As soon as I gripped the rope, a calm came over me. Everyone on the mission had heard that one-minute call a thousand times before and at this point it was no different than any other operation. From the door of the helicopter, I
started to make out landmarks I recognized from studying satellite images of the area during our weeks of training. I wasn’t clipped into the helicopter with a safety line, so my teammate Walt had a hand on a nylon loop on the back of my body armor. Everybody was crowding toward the door right behind me ready to follow me down. On the right side, my teammates had a good visual of the trail helicopter with Chalk Two heading to its landing zone.

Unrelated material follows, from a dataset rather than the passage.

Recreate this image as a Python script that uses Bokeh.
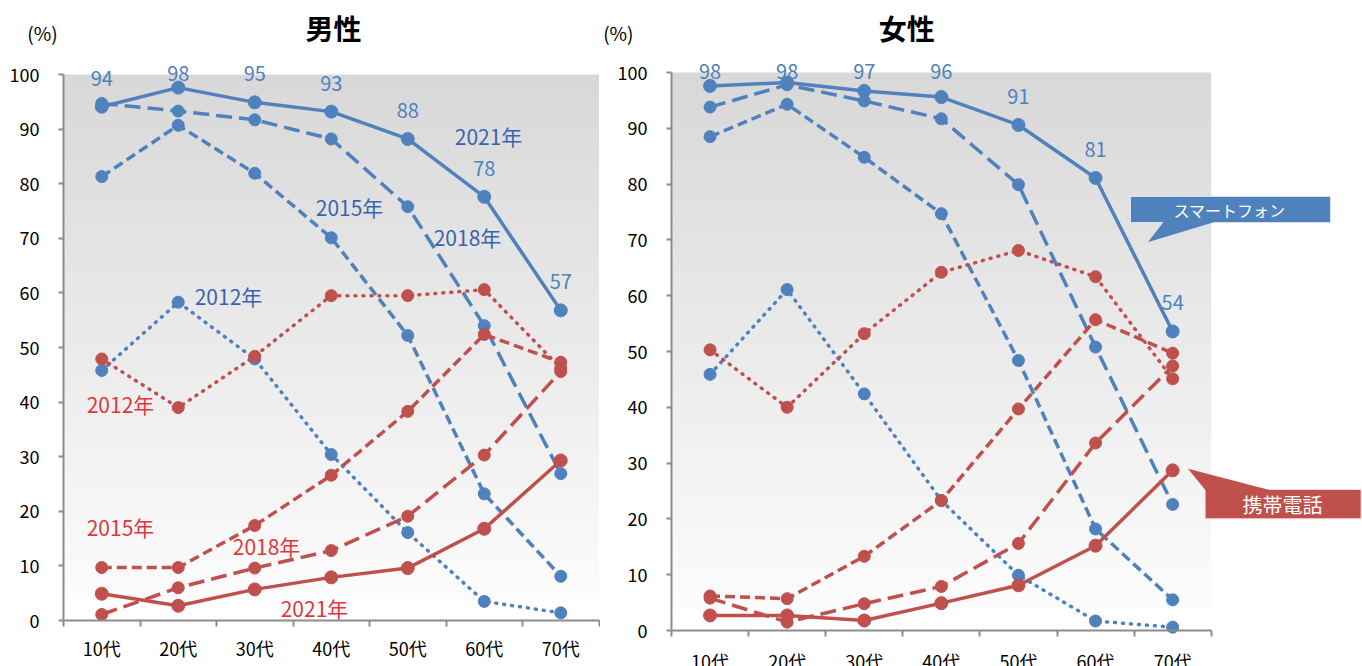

As soon as we cleared the southeastern wall, our helicopter flared out and started to hover near our predetermined insert point. Looking down thirty feet into the compound, I could see laundry whipping on a clothesline. Rugs hung out to dry were battered by dust and dirt from the rotors. Trash swirled around the yard, and in a nearby animal pen, goats and cows thrashed around, startled by the helicopter.
Focused on the ground, I could see we were still over the guesthouse. As the helicopter rocked, I could tell the pilot was having some trouble getting the aircraft into position. We veered between the roof of the guesthouse and the wall of the compound. Glancing over at the crew chief, I could see he had his radio microphone pressed against his mouth, passing directions to the pilot.
The helicopter was bucking as it tried to find enough air to set a stable hover and hold station. The wobbling wasn’t violent, but I could tell it wasn’t planned. The pilot was fighting the controls trying to correct it. Something wasn’t right. The pilots had done this kind of mission so many times that for them putting a helicopter over a target was like parking a car.